**WORK TO BE COMPLETED**
Would you output the whole listing below, exactly as it reads?

**MATERIAL PROVIDED**
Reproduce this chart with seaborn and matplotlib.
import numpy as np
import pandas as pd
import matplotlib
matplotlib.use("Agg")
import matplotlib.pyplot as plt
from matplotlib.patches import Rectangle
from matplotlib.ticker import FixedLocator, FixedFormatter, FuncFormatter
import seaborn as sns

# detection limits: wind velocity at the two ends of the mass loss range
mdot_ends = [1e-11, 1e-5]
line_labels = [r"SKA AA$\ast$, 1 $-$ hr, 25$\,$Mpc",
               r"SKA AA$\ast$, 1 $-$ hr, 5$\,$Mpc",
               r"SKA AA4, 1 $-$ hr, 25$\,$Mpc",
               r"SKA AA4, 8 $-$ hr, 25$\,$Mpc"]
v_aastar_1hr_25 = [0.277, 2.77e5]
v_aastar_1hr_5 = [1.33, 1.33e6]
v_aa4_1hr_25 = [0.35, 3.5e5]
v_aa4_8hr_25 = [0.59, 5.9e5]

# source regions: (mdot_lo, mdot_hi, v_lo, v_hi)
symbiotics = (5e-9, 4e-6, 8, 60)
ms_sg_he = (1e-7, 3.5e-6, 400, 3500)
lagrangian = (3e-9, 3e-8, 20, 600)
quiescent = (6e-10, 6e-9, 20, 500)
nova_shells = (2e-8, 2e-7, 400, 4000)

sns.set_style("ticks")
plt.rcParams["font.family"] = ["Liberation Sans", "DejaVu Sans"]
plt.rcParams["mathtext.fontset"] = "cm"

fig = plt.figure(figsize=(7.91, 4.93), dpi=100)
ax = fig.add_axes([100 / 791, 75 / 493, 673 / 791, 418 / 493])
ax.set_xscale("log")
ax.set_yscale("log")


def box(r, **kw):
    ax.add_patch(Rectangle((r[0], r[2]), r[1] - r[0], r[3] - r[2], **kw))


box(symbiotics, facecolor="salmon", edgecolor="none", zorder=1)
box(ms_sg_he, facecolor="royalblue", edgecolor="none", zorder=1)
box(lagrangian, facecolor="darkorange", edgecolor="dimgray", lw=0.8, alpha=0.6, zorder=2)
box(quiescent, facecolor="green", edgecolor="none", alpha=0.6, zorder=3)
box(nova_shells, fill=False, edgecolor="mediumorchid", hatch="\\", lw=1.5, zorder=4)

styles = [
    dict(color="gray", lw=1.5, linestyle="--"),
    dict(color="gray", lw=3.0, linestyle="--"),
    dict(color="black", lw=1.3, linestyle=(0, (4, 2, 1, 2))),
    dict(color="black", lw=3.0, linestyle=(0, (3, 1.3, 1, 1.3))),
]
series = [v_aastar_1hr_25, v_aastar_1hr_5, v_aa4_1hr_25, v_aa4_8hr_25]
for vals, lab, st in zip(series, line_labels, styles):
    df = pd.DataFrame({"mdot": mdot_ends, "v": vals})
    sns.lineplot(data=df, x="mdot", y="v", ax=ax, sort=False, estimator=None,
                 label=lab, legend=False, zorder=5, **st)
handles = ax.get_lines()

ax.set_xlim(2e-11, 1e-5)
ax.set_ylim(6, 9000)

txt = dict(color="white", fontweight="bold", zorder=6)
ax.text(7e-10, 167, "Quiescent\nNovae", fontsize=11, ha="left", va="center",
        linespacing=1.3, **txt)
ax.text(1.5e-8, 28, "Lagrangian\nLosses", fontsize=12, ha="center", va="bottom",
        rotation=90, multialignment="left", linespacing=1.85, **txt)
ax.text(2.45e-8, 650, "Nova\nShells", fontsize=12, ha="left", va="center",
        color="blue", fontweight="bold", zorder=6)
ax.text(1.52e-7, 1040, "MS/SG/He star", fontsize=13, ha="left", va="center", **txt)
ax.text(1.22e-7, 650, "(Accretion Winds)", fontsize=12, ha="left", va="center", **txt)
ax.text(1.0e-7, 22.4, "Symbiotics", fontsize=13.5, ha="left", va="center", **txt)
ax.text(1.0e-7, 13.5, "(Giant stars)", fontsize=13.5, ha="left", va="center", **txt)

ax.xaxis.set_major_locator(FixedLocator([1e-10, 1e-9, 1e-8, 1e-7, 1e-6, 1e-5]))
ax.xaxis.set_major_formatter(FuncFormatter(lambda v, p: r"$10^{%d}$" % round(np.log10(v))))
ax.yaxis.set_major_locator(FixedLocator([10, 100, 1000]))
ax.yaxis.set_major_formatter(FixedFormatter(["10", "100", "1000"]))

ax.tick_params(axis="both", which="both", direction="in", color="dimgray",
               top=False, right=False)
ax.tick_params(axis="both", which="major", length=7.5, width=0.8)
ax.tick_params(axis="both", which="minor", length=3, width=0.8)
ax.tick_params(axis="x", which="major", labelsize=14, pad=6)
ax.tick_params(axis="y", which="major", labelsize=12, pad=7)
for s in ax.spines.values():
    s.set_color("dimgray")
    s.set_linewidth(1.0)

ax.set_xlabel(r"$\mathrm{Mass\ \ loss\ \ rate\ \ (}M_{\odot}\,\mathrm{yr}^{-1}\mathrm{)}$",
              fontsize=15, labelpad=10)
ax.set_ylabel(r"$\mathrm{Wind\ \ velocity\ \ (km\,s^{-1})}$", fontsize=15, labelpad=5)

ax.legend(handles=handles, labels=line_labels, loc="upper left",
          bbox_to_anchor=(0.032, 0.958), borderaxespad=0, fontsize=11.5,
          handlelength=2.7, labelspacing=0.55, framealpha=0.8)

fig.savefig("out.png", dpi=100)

**TASK RESULT**
Reproduce this chart with seaborn and matplotlib.
import numpy as np
import pandas as pd
import matplotlib
matplotlib.use("Agg")
import matplotlib.pyplot as plt
from matplotlib.patches import Rectangle
from matplotlib.ticker import FixedLocator, FixedFormatter, FuncFormatter
import seaborn as sns

# detection limits: wind velocity at the two ends of the mass loss range
mdot_ends = [1e-11, 1e-5]
line_labels = [r"SKA AA$\ast$, 1 $-$ hr, 25$\,$Mpc",
               r"SKA AA$\ast$, 1 $-$ hr, 5$\,$Mpc",
               r"SKA AA4, 1 $-$ hr, 25$\,$Mpc",
               r"SKA AA4, 8 $-$ hr, 25$\,$Mpc"]
v_aastar_1hr_25 = [0.277, 2.77e5]
v_aastar_1hr_5 = [1.33, 1.33e6]
v_aa4_1hr_25 = [0.35, 3.5e5]
v_aa4_8hr_25 = [0.59, 5.9e5]

# source regions: (mdot_lo, mdot_hi, v_lo, v_hi)
symbiotics = (5e-9, 4e-6, 8, 60)
ms_sg_he = (1e-7, 3.5e-6, 400, 3500)
lagrangian = (3e-9, 3e-8, 20, 600)
quiescent = (6e-10, 6e-9, 20, 500)
nova_shells = (2e-8, 2e-7, 400, 4000)

sns.set_style("ticks")
plt.rcParams["font.family"] = ["Liberation Sans", "DejaVu Sans"]
plt.rcParams["mathtext.fontset"] = "cm"

fig = plt.figure(figsize=(7.91, 4.93), dpi=100)
ax = fig.add_axes([100 / 791, 75 / 493, 673 / 791, 418 / 493])
ax.set_xscale("log")
ax.set_yscale("log")


def box(r, **kw):
    ax.add_patch(Rectangle((r[0], r[2]), r[1] - r[0], r[3] - r[2], **kw))


box(symbiotics, facecolor="salmon", edgecolor="none", zorder=1)
box(ms_sg_he, facecolor="royalblue", edgecolor="none", zorder=1)
box(lagrangian, facecolor="darkorange", edgecolor="dimgray", lw=0.8, alpha=0.6, zorder=2)
box(quiescent, facecolor="green", edgecolor="none", alpha=0.6, zorder=3)
box(nova_shells, fill=False, edgecolor="mediumorchid", hatch="\\", lw=1.5, zorder=4)

styles = [
    dict(color="gray", lw=1.5, linestyle="--"),
    dict(color="gray", lw=3.0, linestyle="--"),
    dict(color="black", lw=1.3, linestyle=(0, (4, 2, 1, 2))),
    dict(color="black", lw=3.0, linestyle=(0, (3, 1.3, 1, 1.3))),
]
series = [v_aastar_1hr_25, v_aastar_1hr_5, v_aa4_1hr_25, v_aa4_8hr_25]
for vals, lab, st in zip(series, line_labels, styles):
    df = pd.DataFrame({"mdot": mdot_ends, "v": vals})
    sns.lineplot(data=df, x="mdot", y="v", ax=ax, sort=False, estimator=None,
                 label=lab, legend=False, zorder=5, **st)
handles = ax.get_lines()

ax.set_xlim(2e-11, 1e-5)
ax.set_ylim(6, 9000)

txt = dict(color="white", fontweight="bold", zorder=6)
ax.text(7e-10, 167, "Quiescent\nNovae", fontsize=11, ha="left", va="center",
        linespacing=1.3, **txt)
ax.text(1.5e-8, 28, "Lagrangian\nLosses", fontsize=12, ha="center", va="bottom",
        rotation=90, multialignment="left", linespacing=1.85, **txt)
ax.text(2.45e-8, 650, "Nova\nShells", fontsize=12, ha="left", va="center",
        color="blue", fontweight="bold", zorder=6)
ax.text(1.52e-7, 1040, "MS/SG/He star", fontsize=13, ha="left", va="center", **txt)
ax.text(1.22e-7, 650, "(Accretion Winds)", fontsize=12, ha="left", va="center", **txt)
ax.text(1.0e-7, 22.4, "Symbiotics", fontsize=13.5, ha="left", va="center", **txt)
ax.text(1.0e-7, 13.5, "(Giant stars)", fontsize=13.5, ha="left", va="center", **txt)

ax.xaxis.set_major_locator(FixedLocator([1e-10, 1e-9, 1e-8, 1e-7, 1e-6, 1e-5]))
ax.xaxis.set_major_formatter(FuncFormatter(lambda v, p: r"$10^{%d}$" % round(np.log10(v))))
ax.yaxis.set_major_locator(FixedLocator([10, 100, 1000]))
ax.yaxis.set_major_formatter(FixedFormatter(["10", "100", "1000"]))

ax.tick_params(axis="both", which="both", direction="in", color="dimgray",
               top=False, right=False)
ax.tick_params(axis="both", which="major", length=7.5, width=0.8)
ax.tick_params(axis="both", which="minor", length=3, width=0.8)
ax.tick_params(axis="x", which="major", labelsize=14, pad=6)
ax.tick_params(axis="y", which="major", labelsize=12, pad=7)
for s in ax.spines.values():
    s.set_color("dimgray")
    s.set_linewidth(1.0)

ax.set_xlabel(r"$\mathrm{Mass\ \ loss\ \ rate\ \ (}M_{\odot}\,\mathrm{yr}^{-1}\mathrm{)}$",
              fontsize=15, labelpad=10)
ax.set_ylabel(r"$\mathrm{Wind\ \ velocity\ \ (km\,s^{-1})}$", fontsize=15, labelpad=5)

ax.legend(handles=handles, labels=line_labels, loc="upper left",
          bbox_to_anchor=(0.032, 0.958), borderaxespad=0, fontsize=11.5,
          handlelength=2.7, labelspacing=0.55, framealpha=0.8)

fig.savefig("out.png", dpi=100)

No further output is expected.